Family members of mental health patients have complained of the revolving door at Contra Costa’s psychiatric emergency services department, where, they say, many mentally ill patients are seen but too few are admitted for short- or long-term care.

Dr. Kristine Girard, chief psychiatrist at the Contra Costa facility, said she understands families’ frustrations but stressed that determining whether someone is a danger to themselves or others, which would provide the option to involuntarily hospitalize a patient, is not an exact science.

“That is a challenge. It’s very difficult,” she said. “No one with a professional kind of lens … can accurately predict the future.”

The Martinez hospital is conducting an analysis of Shultz’s care the day before he stabbed to death 9-year-old Jordon Almgren, according to Contra Costa County Supervisor Mary Piepho, who lives in Discovery Bay. However, what exactly happened during Shultz’s brief stay there is a mystery due to patient-confidentiality laws.

Piepho has also proposed a report on how other county law enforcement and medical teams handle similar cases compared with Contra Costa.

Shultz’s attorney and the Almgren family lawyer declined to comment for this story. Shultz recently pleaded not guilty to murder.

One 49-year-old Antioch mother, whose 30-year-old son has been diagnosed with delusional psychosis, said Shultz’s quick exit from the hospital is the norm. She said she struggled unsuccessfully to get her son hospitalized care for years.

During one period, she said, her son stopped eating, dropping from 210 to 135 pounds. Police took him to the Martinez facility, only to be sent home hours later, she said.

“He was killing himself, gravely disabled, a failure to thrive, and he was sent home in a cab,” she said, asking for anonymity to protect her son’s identity. Her son was eventually hospitalized, and she said that once inside the inpatient portion of the Martinez facility, he received great care.

Girard emphasized that “patients are entitled to the least-restrictive environment.”

“We are committed to hospitalizing based on critical need and do that on a case-by-case basis,” she said.

Public psychiatric beds in California have dropped from 6,285 in 2005 to 5,283 in 2010, down 16 percent, according to a Treatment Advocacy Center report.
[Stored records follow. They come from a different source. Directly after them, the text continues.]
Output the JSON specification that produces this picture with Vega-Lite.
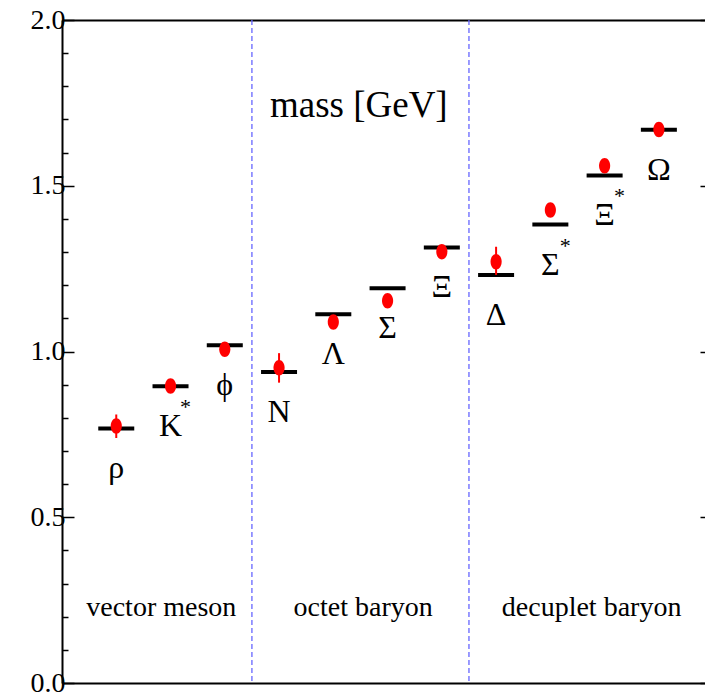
{
  "$schema": "https://vega.github.io/schema/vega-lite/v6.json",
  "width": 643,
  "height": 663,
  "autosize": {"type": "none"},
  "padding": {"left": 62, "top": 20, "right": 0, "bottom": 16},
  "background": "white",
  "config": {"view": {"stroke": null}},
  "datasets": {
    "hadrons": [
      {"name": "rho", "label": "ρ", "pos": 1, "exp": 0.768, "lat": 0.775, "lo": 0.739, "hi": 0.81, "star": false},
      {"name": "Kstar", "label": "K", "pos": 2, "exp": 0.895, "lat": 0.896, "lo": 0.886, "hi": 0.906, "star": true},
      {"name": "phi", "label": "ϕ", "pos": 3, "exp": 1.019, "lat": 1.007, "lo": 0.997, "hi": 1.017, "star": false},
      {"name": "N", "label": "N", "pos": 4, "exp": 0.938, "lat": 0.951, "lo": 0.906, "hi": 0.995, "star": false},
      {"name": "Lambda", "label": "Λ", "pos": 5, "exp": 1.112, "lat": 1.089, "lo": 1.077, "hi": 1.101, "star": false},
      {"name": "Sigma", "label": "Σ", "pos": 6, "exp": 1.191, "lat": 1.153, "lo": 1.141, "hi": 1.165, "star": false},
      {"name": "Xi", "label": "Ξ", "pos": 7, "exp": 1.314, "lat": 1.301, "lo": 1.291, "hi": 1.311, "star": false},
      {"name": "Delta", "label": "Δ", "pos": 8, "exp": 1.231, "lat": 1.271, "lo": 1.231, "hi": 1.316, "star": false},
      {"name": "Sigmastar", "label": "Σ", "pos": 9, "exp": 1.383, "lat": 1.427, "lo": 1.409, "hi": 1.445, "star": true},
      {"name": "Xistar", "label": "Ξ", "pos": 10, "exp": 1.531, "lat": 1.56, "lo": 1.548, "hi": 1.572, "star": true},
      {"name": "Omega", "label": "Ω", "pos": 11, "exp": 1.669, "lat": 1.67, "lo": 1.66, "hi": 1.68, "star": false}
    ],
    "dividers": [{"pos": 3.5}, {"pos": 7.5}],
    "groups": [
      {"text": "vector meson", "x": 1.83, "y": 0.202},
      {"text": "octet baryon", "x": 5.55, "y": 0.202},
      {"text": "decuplet baryon", "x": 9.76, "y": 0.202}
    ],
    "title": [{"text": "mass [GeV]", "x": 5.47, "y": 1.707}]
  },
  "resolve": {"axis": {"x": "independent", "y": "independent"}},
  "layer": [
    {
      "data": {"name": "dividers"},
      "mark": {"type": "rule", "color": "#6666ff", "strokeWidth": 1.3, "strokeDash": [5, 3]},
      "encoding": {
        "x": {"field": "pos", "type": "quantitative", "scale": {"domain": [0, 11.85], "nice": false, "zero": false},
          "axis": {"orient": "bottom", "domain": true, "domainColor": "black", "domainWidth": 2, "ticks": false, "labels": false, "grid": false, "title": null}}
      }
    },
    {
      "data": {"name": "hadrons"},
      "mark": {"type": "tick", "orient": "horizontal", "size": 36, "thickness": 4, "color": "black", "opacity": 1},
      "encoding": {
        "x": {"field": "pos", "type": "quantitative",
          "axis": {"orient": "top", "domain": true, "domainColor": "black", "domainWidth": 2, "ticks": false, "labels": false, "grid": false, "title": null}},
        "y": {"field": "exp", "type": "quantitative", "scale": {"domain": [0, 2], "nice": false, "zero": false},
          "axis": {
            "orient": "left", "title": null, "grid": false,
            "values": [0, 0.1, 0.2, 0.3, 0.4, 0.5, 0.6, 0.7, 0.8, 0.9, 1.0, 1.1, 1.2, 1.3, 1.4, 1.5, 1.6, 1.7, 1.8, 1.9, 2.0],
            "domain": true, "domainColor": "black", "domainWidth": 2,
            "tickColor": "black", "tickWidth": 1.5,
            "tickSize": {"condition": {"test": "abs(datum.value*2 - round(datum.value*2)) < 0.001", "value": -12}, "value": -6},
            "labelExpr": "abs(datum.value*2 - round(datum.value*2)) < 0.001 ? format(datum.value, '.1f') : ''",
            "labelFont": "Liberation Serif, Times New Roman, serif", "labelFontSize": 28, "labelColor": "black",
            "labelPadding": 9, "labelFlush": false, "labelOverlap": false, "labelBaseline": "middle"
          }}
      }
    },
    {
      "data": {"name": "hadrons"},
      "mark": {"type": "rule", "color": "#ff0000", "strokeWidth": 2},
      "encoding": {
        "x": {"field": "pos", "type": "quantitative", "axis": null},
        "y": {"field": "lo", "type": "quantitative",
          "axis": {"orient": "right", "title": null, "grid": false, "domain": false, "labels": false,
            "values": [0, 0.5, 1.0, 1.5, 2.0], "tickColor": "black", "tickWidth": 1.5, "tickSize": -5}},
        "y2": {"field": "hi"}
      }
    },
    {
      "data": {"name": "hadrons"},
      "mark": {"type": "point", "filled": true, "color": "#ff0000", "opacity": 1, "size": 240,
        "shape": "M0,-1 C0.4,-1 0.72,-0.55 0.72,0 C0.72,0.55 0.4,1 0,1 C-0.4,1 -0.72,0.55 -0.72,0 C-0.72,-0.55 -0.4,-1 0,-1 Z"},
      "encoding": {
        "x": {"field": "pos", "type": "quantitative", "axis": null},
        "y": {"field": "lat", "type": "quantitative", "axis": null}
      }
    },
    {
      "data": {"name": "hadrons"},
      "mark": {"type": "text", "font": "Liberation Serif, Times New Roman, serif", "fontSize": 32, "color": "black", "baseline": "alphabetic", "align": "center", "yOffset": 50},
      "encoding": {
        "x": {"field": "pos", "type": "quantitative", "axis": null},
        "y": {"field": "exp", "type": "quantitative", "axis": null},
        "text": {"field": "label"}
      }
    },
    {
      "data": {"name": "hadrons"},
      "transform": [{"filter": "datum.star"}],
      "mark": {"type": "text", "font": "Liberation Serif, Times New Roman, serif", "fontSize": 22, "color": "black", "baseline": "alphabetic", "align": "center", "yOffset": 28, "xOffset": 15, "text": "*"},
      "encoding": {
        "x": {"field": "pos", "type": "quantitative", "axis": null},
        "y": {"field": "exp", "type": "quantitative", "axis": null}
      }
    },
    {
      "data": {"name": "groups"},
      "mark": {"type": "text", "font": "Liberation Serif, Times New Roman, serif", "fontSize": 28, "color": "black", "baseline": "alphabetic", "align": "center"},
      "encoding": {
        "x": {"field": "x", "type": "quantitative", "axis": null},
        "y": {"field": "y", "type": "quantitative", "axis": null},
        "text": {"field": "text"}
      }
    },
    {
      "data": {"name": "title"},
      "mark": {"type": "text", "font": "Liberation Serif, Times New Roman, serif", "fontSize": 37, "color": "black", "baseline": "alphabetic", "align": "center"},
      "encoding": {
        "x": {"field": "x", "type": "quantitative", "axis": null},
        "y": {"field": "y", "type": "quantitative", "axis": null},
        "text": {"field": "text"}
      }
    }
  ]
}
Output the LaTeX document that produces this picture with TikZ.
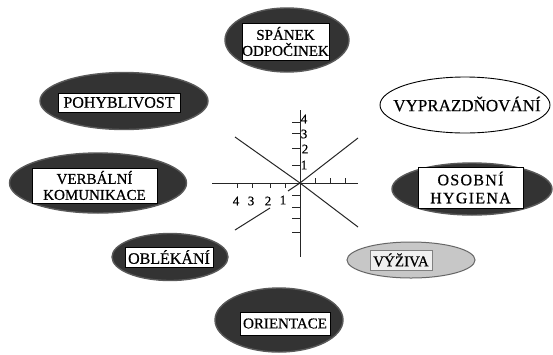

The state averages 14.2 beds per 100,000 population, ranking 22nd in the country. The study recommends 50 beds for every 100,000.

The dismantling of inpatient psychiatric care in favor of outpatient facilities began to catch hold in the 1960s in a “deinstitutionalization” movement. In 2010, there were 43,318 patients in psychiatric hospitals in the United States, down from 535,540 in 1960, and 135,134 in 1980.

The mass exodus from public mental hospitals was driven, according to a Treatment Advocacy Center report, by media reports on overcrowded facilities post-World War II, civil libertarian lawyers working to free patients, reductions in federal fiscal support, introduction of antipsychotic drugs, and literature and movies such as “One Flew Over the Cuckoo’s Nest” that portrayed hospitalization as part of the problem.

Santa Clara County Supervisor Joe Simitian is pushing for more psychiatric beds for juveniles in his county, which has none dedicated to minors. That causes nearly 20 minors per day to seek or be sent for treatment at hospitals outside the area for acute inpatient care, according to his office’s recent report.

“There’s a tension between need and desire to ensure beds are available, and concerns of overinstitutionalizing,” Simitian said.

Pat McConahay, a spokeswoman for Disability Rights California, said there are alternatives to hospitalization, and outpatient care also needs funding.

“Situations like this are a major problem statewide in California; however, the answer is not hospital inpatient treatment necessarily,” McConahay said. “What these people need is a crisis team to work with them, certainly not being sent home alone in a cab.”